Many new laws are scheduled to take effect on Friday, July 1 in Maryland and Virginia. While many may not affect a wide number of citizens, there are some of note people should be aware of so they can stay on the right side of the law.
In Virginia, it is now against the law to smoke inside of a vehicle, whether moving or at rest, when a child under 8 years old is inside the vehicle. A new law also requires drivers to wait for a reasonable opportunity to open vehicle doors on the side adjacent to moving traffic.
Students who wish to attend a public or private institution of higher education in Virginia are not required to disclose their username or password to any personal social media account to the school under a new law.
A new Virginia law allows a pharmaceutical processor to manufacture and provide cannabidiol oil and THC-A oil for the treatment of intractable epilepsy after receiving a permit from the Board of Pharmacy and under the supervision of a licensed pharmacist. The law also outlined how such oils may be distributed, who can receive them and provides certain legal protections for those involved in the production of the oil.
There are five new laws in Virginia concerning firearms, including background checks at firearms shows, recognition of out of state concealed handgun permits and transfer of certain firearms among others.
For elections in Virginia, a new law permits a voter to give his full name and current address by speech or in writing when offering to vote. Either is permissible.

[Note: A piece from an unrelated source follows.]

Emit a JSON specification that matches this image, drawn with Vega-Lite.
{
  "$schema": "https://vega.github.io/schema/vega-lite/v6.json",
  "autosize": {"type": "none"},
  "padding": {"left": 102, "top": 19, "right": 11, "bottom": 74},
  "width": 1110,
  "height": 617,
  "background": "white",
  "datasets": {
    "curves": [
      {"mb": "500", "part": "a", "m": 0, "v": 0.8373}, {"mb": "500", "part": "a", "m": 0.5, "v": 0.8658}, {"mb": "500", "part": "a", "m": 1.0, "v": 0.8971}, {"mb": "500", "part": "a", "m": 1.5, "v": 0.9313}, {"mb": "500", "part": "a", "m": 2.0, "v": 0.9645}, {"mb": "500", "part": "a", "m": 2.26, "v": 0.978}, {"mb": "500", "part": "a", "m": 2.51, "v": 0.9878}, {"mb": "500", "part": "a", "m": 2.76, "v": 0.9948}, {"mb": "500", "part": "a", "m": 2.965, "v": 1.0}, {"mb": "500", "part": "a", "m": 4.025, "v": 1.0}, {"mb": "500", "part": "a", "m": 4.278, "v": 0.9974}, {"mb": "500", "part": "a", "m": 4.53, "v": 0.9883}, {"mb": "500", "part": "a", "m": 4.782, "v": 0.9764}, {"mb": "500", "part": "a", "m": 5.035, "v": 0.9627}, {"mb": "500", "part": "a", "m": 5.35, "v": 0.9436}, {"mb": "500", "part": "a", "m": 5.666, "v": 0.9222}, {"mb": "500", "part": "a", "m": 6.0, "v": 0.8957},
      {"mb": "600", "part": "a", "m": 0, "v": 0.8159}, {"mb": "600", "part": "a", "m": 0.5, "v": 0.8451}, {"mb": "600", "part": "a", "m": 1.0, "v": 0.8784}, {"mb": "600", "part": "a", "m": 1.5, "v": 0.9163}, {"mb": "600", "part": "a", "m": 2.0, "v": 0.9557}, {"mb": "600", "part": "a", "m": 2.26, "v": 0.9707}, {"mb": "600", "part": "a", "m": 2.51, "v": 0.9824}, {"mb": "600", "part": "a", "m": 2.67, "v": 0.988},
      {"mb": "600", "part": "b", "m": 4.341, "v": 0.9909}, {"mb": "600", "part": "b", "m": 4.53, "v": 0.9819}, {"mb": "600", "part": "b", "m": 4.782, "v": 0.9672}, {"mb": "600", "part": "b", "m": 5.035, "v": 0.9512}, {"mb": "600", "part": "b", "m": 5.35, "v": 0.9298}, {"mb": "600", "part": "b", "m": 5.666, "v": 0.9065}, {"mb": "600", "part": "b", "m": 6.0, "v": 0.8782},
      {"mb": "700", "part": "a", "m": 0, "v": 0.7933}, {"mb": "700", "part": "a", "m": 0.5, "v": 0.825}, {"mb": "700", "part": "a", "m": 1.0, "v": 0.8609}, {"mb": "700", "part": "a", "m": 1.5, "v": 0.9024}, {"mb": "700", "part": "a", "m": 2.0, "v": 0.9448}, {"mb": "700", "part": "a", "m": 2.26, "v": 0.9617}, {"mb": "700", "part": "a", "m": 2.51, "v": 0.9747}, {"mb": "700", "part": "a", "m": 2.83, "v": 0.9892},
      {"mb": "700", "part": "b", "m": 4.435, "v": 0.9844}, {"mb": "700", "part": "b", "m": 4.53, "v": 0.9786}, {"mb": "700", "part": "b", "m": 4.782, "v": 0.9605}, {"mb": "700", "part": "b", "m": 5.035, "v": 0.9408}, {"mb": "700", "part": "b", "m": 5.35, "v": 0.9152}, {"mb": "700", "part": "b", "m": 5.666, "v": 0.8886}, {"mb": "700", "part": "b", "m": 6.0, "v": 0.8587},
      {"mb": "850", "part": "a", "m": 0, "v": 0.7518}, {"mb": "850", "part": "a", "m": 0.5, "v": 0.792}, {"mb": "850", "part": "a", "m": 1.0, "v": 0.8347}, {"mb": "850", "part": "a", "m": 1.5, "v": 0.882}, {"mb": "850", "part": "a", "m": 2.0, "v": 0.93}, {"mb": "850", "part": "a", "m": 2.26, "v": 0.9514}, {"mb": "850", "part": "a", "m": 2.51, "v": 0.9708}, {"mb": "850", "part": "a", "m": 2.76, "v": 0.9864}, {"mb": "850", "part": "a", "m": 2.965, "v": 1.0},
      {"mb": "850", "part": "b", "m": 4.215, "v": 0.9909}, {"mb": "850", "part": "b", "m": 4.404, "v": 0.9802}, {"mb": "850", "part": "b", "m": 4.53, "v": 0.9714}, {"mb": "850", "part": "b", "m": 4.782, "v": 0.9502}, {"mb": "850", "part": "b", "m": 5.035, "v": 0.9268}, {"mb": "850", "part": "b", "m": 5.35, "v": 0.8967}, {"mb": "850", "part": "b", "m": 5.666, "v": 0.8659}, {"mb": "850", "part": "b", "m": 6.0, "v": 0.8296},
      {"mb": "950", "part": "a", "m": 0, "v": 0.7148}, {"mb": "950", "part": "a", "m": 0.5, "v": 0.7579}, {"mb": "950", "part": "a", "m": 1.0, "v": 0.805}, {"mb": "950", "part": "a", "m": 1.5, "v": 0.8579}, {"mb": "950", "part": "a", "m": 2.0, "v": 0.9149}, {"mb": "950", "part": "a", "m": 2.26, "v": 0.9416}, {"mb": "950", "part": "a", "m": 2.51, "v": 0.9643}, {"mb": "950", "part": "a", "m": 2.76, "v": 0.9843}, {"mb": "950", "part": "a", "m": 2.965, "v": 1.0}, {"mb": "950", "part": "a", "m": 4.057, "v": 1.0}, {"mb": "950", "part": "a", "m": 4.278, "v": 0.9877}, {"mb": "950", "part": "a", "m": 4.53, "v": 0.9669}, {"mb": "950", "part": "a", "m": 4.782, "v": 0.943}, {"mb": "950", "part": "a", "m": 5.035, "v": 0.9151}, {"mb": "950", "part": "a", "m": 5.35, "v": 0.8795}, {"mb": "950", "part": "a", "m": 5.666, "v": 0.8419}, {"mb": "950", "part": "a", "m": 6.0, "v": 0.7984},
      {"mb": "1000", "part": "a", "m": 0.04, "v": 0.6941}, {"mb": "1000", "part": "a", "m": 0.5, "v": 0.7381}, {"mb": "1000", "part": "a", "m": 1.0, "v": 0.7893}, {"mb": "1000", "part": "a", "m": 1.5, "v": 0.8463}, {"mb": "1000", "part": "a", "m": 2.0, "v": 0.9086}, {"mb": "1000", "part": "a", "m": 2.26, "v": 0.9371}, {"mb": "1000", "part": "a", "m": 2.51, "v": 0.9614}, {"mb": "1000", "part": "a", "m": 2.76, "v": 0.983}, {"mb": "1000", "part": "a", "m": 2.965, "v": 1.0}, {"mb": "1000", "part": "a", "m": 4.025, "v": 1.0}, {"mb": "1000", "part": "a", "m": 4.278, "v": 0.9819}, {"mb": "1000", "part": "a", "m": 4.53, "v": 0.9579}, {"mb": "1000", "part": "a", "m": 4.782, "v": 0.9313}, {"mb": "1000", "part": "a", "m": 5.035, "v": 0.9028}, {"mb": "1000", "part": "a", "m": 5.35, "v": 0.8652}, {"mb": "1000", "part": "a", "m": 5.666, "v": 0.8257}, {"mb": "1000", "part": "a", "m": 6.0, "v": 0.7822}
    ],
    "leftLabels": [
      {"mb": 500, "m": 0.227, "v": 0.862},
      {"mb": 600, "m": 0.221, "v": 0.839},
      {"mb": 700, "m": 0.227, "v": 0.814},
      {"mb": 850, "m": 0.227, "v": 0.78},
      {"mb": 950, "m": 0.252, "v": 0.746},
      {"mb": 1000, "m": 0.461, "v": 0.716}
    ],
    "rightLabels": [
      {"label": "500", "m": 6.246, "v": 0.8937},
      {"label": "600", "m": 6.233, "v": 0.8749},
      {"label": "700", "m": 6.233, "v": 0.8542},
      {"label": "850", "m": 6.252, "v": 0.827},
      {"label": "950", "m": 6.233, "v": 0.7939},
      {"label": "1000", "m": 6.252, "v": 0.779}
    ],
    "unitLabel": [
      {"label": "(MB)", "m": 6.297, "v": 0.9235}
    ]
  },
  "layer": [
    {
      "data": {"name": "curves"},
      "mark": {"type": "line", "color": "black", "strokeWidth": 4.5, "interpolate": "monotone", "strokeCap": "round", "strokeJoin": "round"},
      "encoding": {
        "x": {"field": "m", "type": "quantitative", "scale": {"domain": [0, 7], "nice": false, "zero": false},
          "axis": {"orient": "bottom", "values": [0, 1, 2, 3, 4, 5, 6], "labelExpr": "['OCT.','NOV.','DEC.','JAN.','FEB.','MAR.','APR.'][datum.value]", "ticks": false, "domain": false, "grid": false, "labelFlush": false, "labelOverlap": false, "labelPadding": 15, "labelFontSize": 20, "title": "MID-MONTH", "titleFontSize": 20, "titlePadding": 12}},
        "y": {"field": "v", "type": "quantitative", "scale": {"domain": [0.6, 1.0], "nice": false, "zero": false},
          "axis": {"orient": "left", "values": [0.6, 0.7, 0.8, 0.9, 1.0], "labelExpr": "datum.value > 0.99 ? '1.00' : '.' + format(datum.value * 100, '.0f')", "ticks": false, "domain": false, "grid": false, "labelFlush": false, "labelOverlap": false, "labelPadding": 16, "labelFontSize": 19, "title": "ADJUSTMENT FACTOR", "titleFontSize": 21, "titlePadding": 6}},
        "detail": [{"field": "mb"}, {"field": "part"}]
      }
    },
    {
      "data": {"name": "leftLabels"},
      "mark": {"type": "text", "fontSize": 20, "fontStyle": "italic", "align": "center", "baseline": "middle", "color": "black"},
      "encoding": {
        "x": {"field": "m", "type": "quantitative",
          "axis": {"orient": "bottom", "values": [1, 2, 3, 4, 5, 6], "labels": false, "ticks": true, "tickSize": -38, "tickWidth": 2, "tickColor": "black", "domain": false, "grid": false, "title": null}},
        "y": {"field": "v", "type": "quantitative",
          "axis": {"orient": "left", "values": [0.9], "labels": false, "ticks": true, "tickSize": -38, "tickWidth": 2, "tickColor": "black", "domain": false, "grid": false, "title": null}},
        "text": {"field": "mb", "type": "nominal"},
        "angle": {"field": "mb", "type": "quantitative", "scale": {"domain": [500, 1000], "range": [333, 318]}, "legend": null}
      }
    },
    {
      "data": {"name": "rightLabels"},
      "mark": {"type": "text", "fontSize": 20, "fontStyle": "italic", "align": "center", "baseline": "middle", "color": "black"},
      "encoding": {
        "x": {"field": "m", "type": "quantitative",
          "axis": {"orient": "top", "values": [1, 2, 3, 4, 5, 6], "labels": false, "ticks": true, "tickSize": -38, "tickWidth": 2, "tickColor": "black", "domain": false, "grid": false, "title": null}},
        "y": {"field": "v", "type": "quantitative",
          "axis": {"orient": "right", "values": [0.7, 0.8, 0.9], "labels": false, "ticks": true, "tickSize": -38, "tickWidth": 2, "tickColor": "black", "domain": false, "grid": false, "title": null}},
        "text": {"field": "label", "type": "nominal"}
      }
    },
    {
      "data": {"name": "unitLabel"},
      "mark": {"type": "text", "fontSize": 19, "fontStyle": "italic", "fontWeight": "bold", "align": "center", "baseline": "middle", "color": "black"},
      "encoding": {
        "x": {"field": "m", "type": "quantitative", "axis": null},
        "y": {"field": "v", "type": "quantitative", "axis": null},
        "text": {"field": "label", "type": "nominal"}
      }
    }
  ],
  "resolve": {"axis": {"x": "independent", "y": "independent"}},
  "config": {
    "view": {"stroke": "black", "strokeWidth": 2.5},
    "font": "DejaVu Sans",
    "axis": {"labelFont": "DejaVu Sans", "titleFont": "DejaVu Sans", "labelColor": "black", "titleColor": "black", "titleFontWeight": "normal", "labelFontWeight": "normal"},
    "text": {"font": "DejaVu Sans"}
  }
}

There are also several new criminal laws on the books in Virginia as well as two state constitutional amendments that voters will consider in the November 2016 general election.
Maryland's minimum wage will rise from $8.25 to $8.75. It's the latest bump scheduled to take effect since lawmakers in 2014 approved increases over several years from $7.25. It is scheduled to go up to $9.25 next year and reach $10.10 in July 2018.
The Maryland gas tax will rise nine-tenths of a cent to 33.5 cents. Lawmakers approved several increases in 2013, with regular hikes to adjust for inflation. The state's gas tax has gone up a dime since 2013, when lawmakers approved the first increase in 20 years from 23.5 cents.
Maryland will have a new scoring system to prioritize transportation projects. It's the result of a battle between the Republican governor and the Democrat-controlled Legislature over transportation funding. While the governor won't be prevented from funding a project with a lower score than another, an explanation would be required for the decision. The governor vetoed the bill, but the Legislature overrode the veto in April, shortly before adjourning.
A ban on powdered alcohol in the state will be extended two years until June 30, 2018.